Information supplied:
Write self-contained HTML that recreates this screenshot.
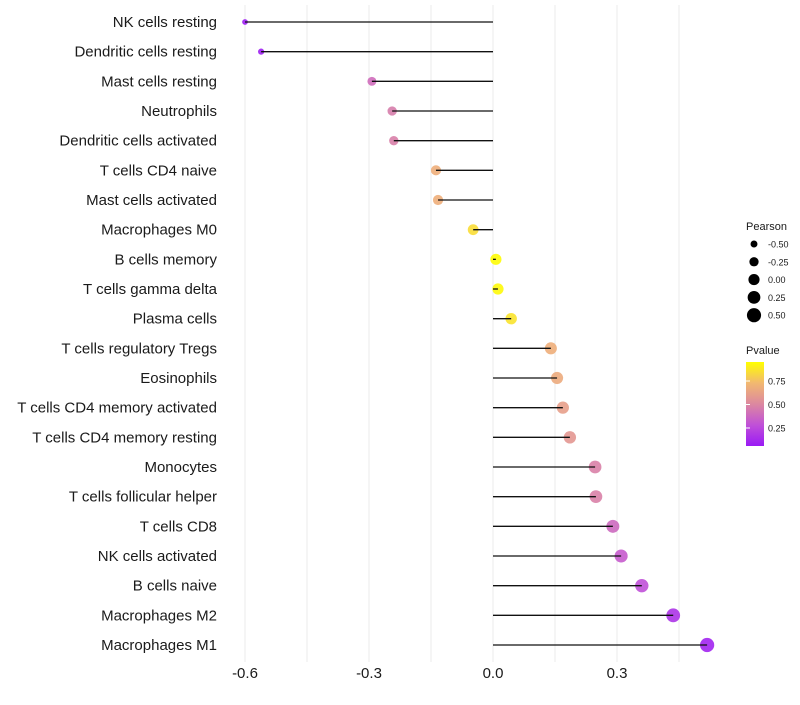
<!DOCTYPE html>
<html><head><meta charset="utf-8"><style>
body{margin:0;background:#fff}
svg text{font-family:"Liberation Sans",sans-serif}
</style></head><body>
<svg id="chart" width="800" height="700" xmlns="http://www.w3.org/2000/svg">
<g id="grid"></g>
<g id="ylabels"></g>
<g id="marks"></g>
<g id="xlabels"></g>
<g>
<text x="746" y="230" font-size="11" fill="#1a1a1a">Pearson</text>
<g id="sizeleg"></g>
</g>
<g>
<defs><linearGradient id="pg" x1="0" y1="1" x2="0" y2="0">
<stop offset="0" stop-color="#9a1af5"/><stop offset="0.25" stop-color="#c050d8"/><stop offset="0.5" stop-color="#dc88a0"/><stop offset="0.75" stop-color="#f2b870"/><stop offset="1" stop-color="#ffff00"/></linearGradient></defs>
<text x="746" y="354" font-size="11" fill="#1a1a1a">Pvalue</text>
<rect x="746" y="362" width="18" height="84" fill="url(#pg)"/>
<g id="pleg"></g>
</g>
</svg>
<script>
const categories=["NK cells resting","Dendritic cells resting","Mast cells resting","Neutrophils","Dendritic cells activated","T cells CD4 naive","Mast cells activated","Macrophages M0","B cells memory","T cells gamma delta","Plasma cells","T cells regulatory  Tregs ","Eosinophils","T cells CD4 memory activated","T cells CD4 memory resting","Monocytes","T cells follicular helper","T cells CD8","NK cells activated","B cells naive","Macrophages M2","Macrophages M1"];
const pearson=[-0.60,-0.561,-0.293,-0.244,-0.24,-0.138,-0.133,-0.048,0.007,0.012,0.044,0.14,0.155,0.169,0.186,0.247,0.249,0.29,0.31,0.36,0.436,0.518];
const pvalue=[0.02,0.03,0.38,0.45,0.46,0.7,0.7,0.88,0.99,0.98,0.9,0.7,0.68,0.62,0.58,0.47,0.47,0.36,0.3,0.25,0.12,0.05];
const xTicks=[-0.6,-0.3,0.0,0.3];
const xTickLabels=["-0.6","-0.3","0.0","0.3"];
const sizeLegendValues=[-0.5,-0.25,0,0.25,0.5];
const sizeLegendLabels=["-0.50","-0.25","0.00","0.25","0.50"];
const pLegendValues=[0.75,0.5,0.25];
const pLegendLabels=["0.75","0.50","0.25"];
const NS="http://www.w3.org/2000/svg";
const X=v=>493+v*413.33;
const Y=i=>22+i*(623/21);
const R=v=>Math.sqrt(Math.max(31+38*v,4));
const stops=[[0,[154,26,245]],[0.25,[192,80,216]],[0.5,[220,136,160]],[0.75,[242,184,112]],[1,[255,255,0]]];
function col(p){for(let i=1;i<stops.length;i++){if(p<=stops[i][0]){const a=stops[i-1],b=stops[i],t=(p-a[0])/(b[0]-a[0]);return "rgb("+a[1].map((c,k)=>Math.round(c+(b[1][k]-c)*t)).join(",")+")";}}return "rgb(255,255,0)";}
function mk(t,at,parent){const e=document.createElementNS(NS,t);for(const k in at)e.setAttribute(k,at[k]);parent.appendChild(e);return e;}
const grid=document.getElementById('grid'),yl=document.getElementById('ylabels'),marks=document.getElementById('marks'),xl=document.getElementById('xlabels');
for(let v=-0.6;v<=0.46;v+=0.15){const g=mk('line',{x1:X(v),x2:X(v),y1:5,y2:662,stroke:'#ebebeb','stroke-width':1},grid);

}
xTicks.forEach((v,i)=>{const t=mk('text',{x:X(v),y:678,'font-size':15,'text-anchor':'middle',fill:'#1a1a1a'},xl);t.textContent=xTickLabels[i];

});
categories.forEach((c,i)=>{const y=Y(i);
const t=mk('text',{x:217,y:y+5,'font-size':15,'text-anchor':'end',fill:'#1a1a1a'},yl);t.textContent=c;


const d=mk('circle',{cx:X(pearson[i]),cy:y,r:R(pearson[i]),fill:col(pvalue[i]),'fill-opacity':0.9},marks);


const l=mk('line',{x1:X(0),x2:X(pearson[i]),y1:y,y2:y,stroke:'#111','stroke-width':1.3},marks);

});
const sl=document.getElementById('sizeleg');
sizeLegendValues.forEach((v,i)=>{const y=244+i*17.8;
const c=mk('circle',{cx:754,cy:y,r:R(v),fill:'#000'},sl);


const t=mk('text',{x:768,y:y+3.5,'font-size':9,fill:'#1a1a1a'},sl);t.textContent=sizeLegendLabels[i];

});
const pl=document.getElementById('pleg');
pLegendValues.forEach((v,i)=>{const y=451.5-v*94;
const k=mk('line',{x1:746,x2:750,y1:y,y2:y,stroke:'#fff','stroke-width':1},pl);


const t=mk('text',{x:768,y:y+3.5,'font-size':9,fill:'#1a1a1a'},pl);t.textContent=pLegendLabels[i];

});
</script>
</body></html>
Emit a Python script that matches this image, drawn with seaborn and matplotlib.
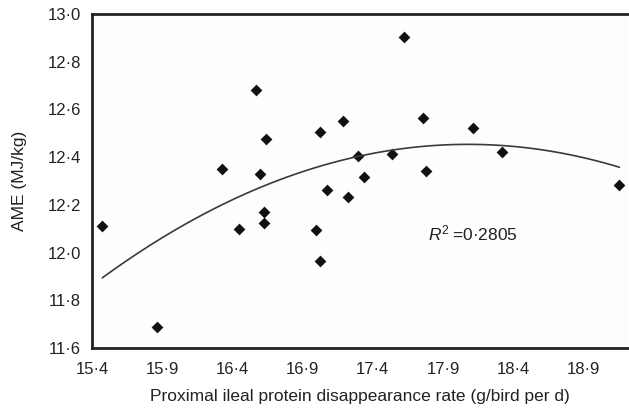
import numpy as np
import pandas as pd
import matplotlib
matplotlib.use("Agg")
import matplotlib.pyplot as plt
import seaborn as sns

# Proximal ileal protein disappearance rate (g/bird per d) and AME (MJ/kg)
protein_rate = [15.473, 15.861, 16.326, 16.447, 16.566, 16.597, 16.625, 16.625,
                16.639, 16.993, 17.021, 17.022, 17.074, 17.186, 17.226, 17.297,
                17.337, 17.539, 17.620, 17.754, 17.781, 18.116, 18.318, 19.156]
ame = [12.111, 11.689, 12.350, 12.099, 12.683, 12.331, 12.171, 12.123,
       12.475, 12.093, 11.964, 12.504, 12.263, 12.552, 12.234, 12.405,
       12.316, 12.415, 12.904, 12.564, 12.343, 12.524, 12.420, 12.283]

x_ticks = [15.4, 15.9, 16.4, 16.9, 17.4, 17.9, 18.4, 18.9]
y_ticks = [11.6, 11.8, 12.0, 12.2, 12.4, 12.6, 12.8, 13.0]
r2_label = "0·2805"

df = pd.DataFrame({"rate": protein_rate, "ame": ame})

sns.set_theme(style="white")
plt.rcParams["font.family"] = ["Liberation Sans", "DejaVu Sans"]
plt.rcParams["mathtext.fontset"] = "custom"
plt.rcParams["mathtext.rm"] = "Liberation Sans"
plt.rcParams["mathtext.it"] = "Liberation Sans:italic"

fig = plt.figure(figsize=(6.29, 4.15), dpi=100)
ax = fig.add_axes([0.1463, 0.1614, 0.8522, 0.8049])

# Quadratic regression through the points
sns.regplot(data=df, x="rate", y="ame", order=2, ci=None, ax=ax, marker="D",
            scatter_kws=dict(s=36, color="#111111", linewidths=0, alpha=1),
            line_kws=dict(color="#3a3a3a", lw=1.2))

ax.set_xlim(15.4, 19.218)
ax.set_ylim(11.6, 13.0)
ax.set_xticks(x_ticks)
ax.set_yticks(y_ticks)
ax.set_xticklabels([f"{v:.1f}".replace(".", "·") for v in x_ticks])
ax.set_yticklabels([f"{v:.1f}".replace(".", "·") for v in y_ticks])

ax.set_xlabel("Proximal ileal protein disappearance rate (g/bird per d)",
              fontsize=12.5, color="#222222", labelpad=9)
ax.set_ylabel("AME (MJ/kg)", fontsize=12.5, color="#222222", labelpad=15)

ax.tick_params(axis="both", direction="in", length=4, width=1.2,
               colors="#222222", labelsize=12)
ax.tick_params(axis="y", pad=8)
ax.tick_params(axis="x", pad=10)

for side in ("left", "bottom", "top"):
    ax.spines[side].set_visible(True)
    ax.spines[side].set_color("#222222")
    ax.spines[side].set_linewidth(2)
ax.spines["right"].set_visible(False)
ax.set_facecolor("#fdfdfd")

ax.text(17.793, 12.082, r"$\mathit{R}^{2}$" + "\u2009=" + r2_label,
        fontsize=12.5, color="#222222", va="center", ha="left")

fig.savefig("out.png", dpi=100)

Written instruction:
In the listing above, find the line containing "Emit a Python" and the line containing "import seaborn as sns", then output those two lines and everything between them exactly as written, without the images.

Task result:
Emit a Python script that matches this image, drawn with seaborn and matplotlib.
import numpy as np
import pandas as pd
import matplotlib
matplotlib.use("Agg")
import matplotlib.pyplot as plt
import seaborn as sns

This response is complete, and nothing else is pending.